◆ Job ◆
Pictures stay out of the copy; restate everything else in the material exactly.

◆ Dataset content ◆
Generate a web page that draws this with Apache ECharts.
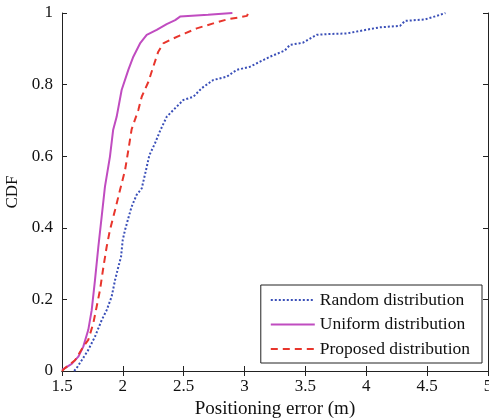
<!DOCTYPE html>
<html>
<head>
<meta charset="utf-8">
<script src="https://cdn.jsdelivr.net/npm/echarts@6/dist/echarts.min.js"></script>
<style>
    html, body { margin: 0; padding: 0; background: #fff; }
    #chart { width: 489px; height: 419px; }
</style>
</head>
<body>
<div id="chart"></div>
<script>
    // 各曲线数据
    var randomX = [1.6, 1.62, 1.662, 1.716, 1.771, 1.826, 1.867, 1.908, 1.936, 1.963, 1.985, 1.999, 2.018, 2.045, 2.072, 2.113, 2.155, 2.19, 2.218, 2.264, 2.305, 2.36, 2.415, 2.497, 2.579, 2.648, 2.743, 2.853, 2.935, 3.045, 3.127, 3.21, 3.33, 3.373, 3.48, 3.593, 3.675, 3.84, 3.95, 4.11, 4.277, 4.318, 4.48, 4.58, 4.65];
    var randomY = [0, 0.008, 0.03, 0.059, 0.096, 0.142, 0.17, 0.208, 0.254, 0.291, 0.319, 0.366, 0.394, 0.427, 0.459, 0.492, 0.51, 0.561, 0.603, 0.636, 0.67, 0.71, 0.729, 0.757, 0.766, 0.79, 0.813, 0.822, 0.841, 0.85, 0.864, 0.878, 0.895, 0.911, 0.917, 0.939, 0.941, 0.943, 0.95, 0.96, 0.964, 0.978, 0.982, 0.992, 1];
    var uniformX = [1.5, 1.58, 1.634, 1.675, 1.716, 1.744, 1.771, 1.798, 1.826, 1.853, 1.894, 1.92, 1.949, 1.99, 2.045, 2.086, 2.141, 2.196, 2.278, 2.36, 2.43, 2.47, 2.7, 2.9];
    var uniformY = [0.003, 0.02, 0.04, 0.068, 0.115, 0.17, 0.254, 0.345, 0.431, 0.515, 0.599, 0.673, 0.71, 0.785, 0.841, 0.878, 0.915, 0.939, 0.953, 0.969, 0.98, 0.99, 0.995, 1];
    var proposedX = [1.5, 1.525, 1.607, 1.675, 1.716, 1.757, 1.785, 1.812, 1.84, 1.867, 1.894, 1.936, 1.977, 2.018, 2.045, 2.072, 2.127, 2.155, 2.21, 2.25, 2.291, 2.332, 2.415, 2.51, 2.607, 2.743, 2.866, 2.96, 3.02, 3.03];
    var proposedY = [0, 0.008, 0.03, 0.068, 0.087, 0.133, 0.18, 0.226, 0.29, 0.347, 0.394, 0.45, 0.506, 0.561, 0.617, 0.675, 0.729, 0.766, 0.808, 0.85, 0.892, 0.915, 0.929, 0.943, 0.957, 0.971, 0.983, 0.988, 0.992, 1];
    var seriesNames = ['Random distribution', 'Uniform distribution', 'Proposed distribution'];
    var xTicks = [1.5, 2, 2.5, 3, 3.5, 4, 4.5, 5];

    function zip(xs, ys) {
        return xs.map(function (x, i) { return [x, ys[i]]; });
    }

    var font = 'Liberation Serif';
    var myEcharts = echarts.init(document.getElementById('chart'));

    // 上边和右边的框线（刻度朝内）
    var boxAxis = {
        axisLine: { show: true, lineStyle: { color: '#222', width: 1 } },
        axisTick: { show: true, inside: true, length: 5, lineStyle: { color: '#222' } },
        axisLabel: { show: false },
        splitLine: { show: false }
    };

    myEcharts.setOption({
        animation: false,
        grid: { left: 62, right: 1, top: 13, bottom: 48, containLabel: false, outerBoundsMode: 'none' },
        xAxis: [{
            type: 'value', min: 1.5, max: 5, interval: 0.5,
            name: 'Positioning error (m)', nameLocation: 'middle', nameGap: 26,
            nameTextStyle: { fontFamily: font, fontSize: 19, color: '#111' },
            axisLine: { lineStyle: { color: '#222' } },
            axisTick: { inside: true, length: 5, lineStyle: { color: '#222' } },
            axisLabel: {
                fontFamily: font, fontSize: 17, color: '#111', margin: 7,
                formatter: function (v) { return xTicks.indexOf(v) >= 0 ? String(v) : ''; }
            },
            splitLine: { show: false }
        }, Object.assign({ type: 'value', min: 1.5, max: 5, interval: 0.5, position: 'top' }, boxAxis)],
        yAxis: [{
            type: 'value', min: 0, max: 1, interval: 0.2,
            name: 'CDF', nameLocation: 'middle', nameGap: 35,
            nameTextStyle: { fontFamily: font, fontSize: 17, color: '#111' },
            axisLine: { show: true, lineStyle: { color: '#222' } },
            axisTick: { show: true, inside: true, length: 5, lineStyle: { color: '#222' } },
            axisLabel: { fontFamily: font, fontSize: 17, color: '#111', margin: 9 },
            splitLine: { show: false }
        }, Object.assign({ type: 'value', min: 0, max: 1, interval: 0.2, position: 'right' }, boxAxis)],
        legend: {
            orient: 'vertical',
            right: 7, bottom: 56,
            itemWidth: 44, itemHeight: 17, itemGap: 6.5,
            padding: [6, 12, 5, 9],
            borderColor: '#222', borderWidth: 1, borderRadius: 0,
            backgroundColor: '#fff',
            itemStyle: { opacity: 0 },
            textStyle: { fontFamily: font, fontSize: 17.5, lineHeight: 17, color: '#111' },
            data: seriesNames
        },
        series: [{
            name: seriesNames[0], type: 'line', showSymbol: false, symbol: 'none',
            lineStyle: { color: '#3a4fb8', width: 2, type: [2, 2] },
            itemStyle: { color: '#3a4fb8' },
            data: zip(randomX, randomY)
        }, {
            name: seriesNames[1], type: 'line', showSymbol: false, symbol: 'none',
            lineStyle: { color: '#c04cc0', width: 2 },
            itemStyle: { color: '#c04cc0' },
            data: zip(uniformX, uniformY)
        }, {
            name: seriesNames[2], type: 'line', showSymbol: false, symbol: 'none',
            lineStyle: { color: '#e8352c', width: 2, type: [7, 5] },
            itemStyle: { color: '#e8352c' },
            data: zip(proposedX, proposedY)
        }]
    });
</script>
</body>
</html>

◆ Solution for this exercise ◆
Generate a web page that draws this with Apache ECharts.
<!DOCTYPE html>
<html>
<head>
<meta charset="utf-8">
<script src="https://cdn.jsdelivr.net/npm/echarts@6/dist/echarts.min.js"></script>
<style>
    html, body { margin: 0; padding: 0; background: #fff; }
    #chart { width: 489px; height: 419px; }
</style>
</head>
<body>
<div id="chart"></div>
<script>
    // 各曲线数据
    var randomX = [1.6, 1.62, 1.662, 1.716, 1.771, 1.826, 1.867, 1.908, 1.936, 1.963, 1.985, 1.999, 2.018, 2.045, 2.072, 2.113, 2.155, 2.19, 2.218, 2.264, 2.305, 2.36, 2.415, 2.497, 2.579, 2.648, 2.743, 2.853, 2.935, 3.045, 3.127, 3.21, 3.33, 3.373, 3.48, 3.593, 3.675, 3.84, 3.95, 4.11, 4.277, 4.318, 4.48, 4.58, 4.65];
    var randomY = [0, 0.008, 0.03, 0.059, 0.096, 0.142, 0.17, 0.208, 0.254, 0.291, 0.319, 0.366, 0.394, 0.427, 0.459, 0.492, 0.51, 0.561, 0.603, 0.636, 0.67, 0.71, 0.729, 0.757, 0.766, 0.79, 0.813, 0.822, 0.841, 0.85, 0.864, 0.878, 0.895, 0.911, 0.917, 0.939, 0.941, 0.943, 0.95, 0.96, 0.964, 0.978, 0.982, 0.992, 1];
    var uniformX = [1.5, 1.58, 1.634, 1.675, 1.716, 1.744, 1.771, 1.798, 1.826, 1.853, 1.894, 1.92, 1.949, 1.99, 2.045, 2.086, 2.141, 2.196, 2.278, 2.36, 2.43, 2.47, 2.7, 2.9];
    var uniformY = [0.003, 0.02, 0.04, 0.068, 0.115, 0.17, 0.254, 0.345, 0.431, 0.515, 0.599, 0.673, 0.71, 0.785, 0.841, 0.878, 0.915, 0.939, 0.953, 0.969, 0.98, 0.99, 0.995, 1];
    var proposedX = [1.5, 1.525, 1.607, 1.675, 1.716, 1.757, 1.785, 1.812, 1.84, 1.867, 1.894, 1.936, 1.977, 2.018, 2.045, 2.072, 2.127, 2.155, 2.21, 2.25, 2.291, 2.332, 2.415, 2.51, 2.607, 2.743, 2.866, 2.96, 3.02, 3.03];
    var proposedY = [0, 0.008, 0.03, 0.068, 0.087, 0.133, 0.18, 0.226, 0.29, 0.347, 0.394, 0.45, 0.506, 0.561, 0.617, 0.675, 0.729, 0.766, 0.808, 0.85, 0.892, 0.915, 0.929, 0.943, 0.957, 0.971, 0.983, 0.988, 0.992, 1];
    var seriesNames = ['Random distribution', 'Uniform distribution', 'Proposed distribution'];
    var xTicks = [1.5, 2, 2.5, 3, 3.5, 4, 4.5, 5];

    function zip(xs, ys) {
        return xs.map(function (x, i) { return [x, ys[i]]; });
    }

    var font = 'Liberation Serif';
    var myEcharts = echarts.init(document.getElementById('chart'));

    // 上边和右边的框线（刻度朝内）
    var boxAxis = {
        axisLine: { show: true, lineStyle: { color: '#222', width: 1 } },
        axisTick: { show: true, inside: true, length: 5, lineStyle: { color: '#222' } },
        axisLabel: { show: false },
        splitLine: { show: false }
    };

    myEcharts.setOption({
        animation: false,
        grid: { left: 62, right: 1, top: 13, bottom: 48, containLabel: false, outerBoundsMode: 'none' },
        xAxis: [{
            type: 'value', min: 1.5, max: 5, interval: 0.5,
            name: 'Positioning error (m)', nameLocation: 'middle', nameGap: 26,
            nameTextStyle: { fontFamily: font, fontSize: 19, color: '#111' },
            axisLine: { lineStyle: { color: '#222' } },
            axisTick: { inside: true, length: 5, lineStyle: { color: '#222' } },
            axisLabel: {
                fontFamily: font, fontSize: 17, color: '#111', margin: 7,
                formatter: function (v) { return xTicks.indexOf(v) >= 0 ? String(v) : ''; }
            },
            splitLine: { show: false }
        }, Object.assign({ type: 'value', min: 1.5, max: 5, interval: 0.5, position: 'top' }, boxAxis)],
        yAxis: [{
            type: 'value', min: 0, max: 1, interval: 0.2,
            name: 'CDF', nameLocation: 'middle', nameGap: 35,
            nameTextStyle: { fontFamily: font, fontSize: 17, color: '#111' },
            axisLine: { show: true, lineStyle: { color: '#222' } },
            axisTick: { show: true, inside: true, length: 5, lineStyle: { color: '#222' } },
            axisLabel: { fontFamily: font, fontSize: 17, color: '#111', margin: 9 },
            splitLine: { show: false }
        }, Object.assign({ type: 'value', min: 0, max: 1, interval: 0.2, position: 'right' }, boxAxis)],
        legend: {
            orient: 'vertical',
            right: 7, bottom: 56,
            itemWidth: 44, itemHeight: 17, itemGap: 6.5,
            padding: [6, 12, 5, 9],
            borderColor: '#222', borderWidth: 1, borderRadius: 0,
            backgroundColor: '#fff',
            itemStyle: { opacity: 0 },
            textStyle: { fontFamily: font, fontSize: 17.5, lineHeight: 17, color: '#111' },
            data: seriesNames
        },
        series: [{
            name: seriesNames[0], type: 'line', showSymbol: false, symbol: 'none',
            lineStyle: { color: '#3a4fb8', width: 2, type: [2, 2] },
            itemStyle: { color: '#3a4fb8' },
            data: zip(randomX, randomY)
        }, {
            name: seriesNames[1], type: 'line', showSymbol: false, symbol: 'none',
            lineStyle: { color: '#c04cc0', width: 2 },
            itemStyle: { color: '#c04cc0' },
            data: zip(uniformX, uniformY)
        }, {
            name: seriesNames[2], type: 'line', showSymbol: false, symbol: 'none',
            lineStyle: { color: '#e8352c', width: 2, type: [7, 5] },
            itemStyle: { color: '#e8352c' },
            data: zip(proposedX, proposedY)
        }]
    });
</script>
</body>
</html>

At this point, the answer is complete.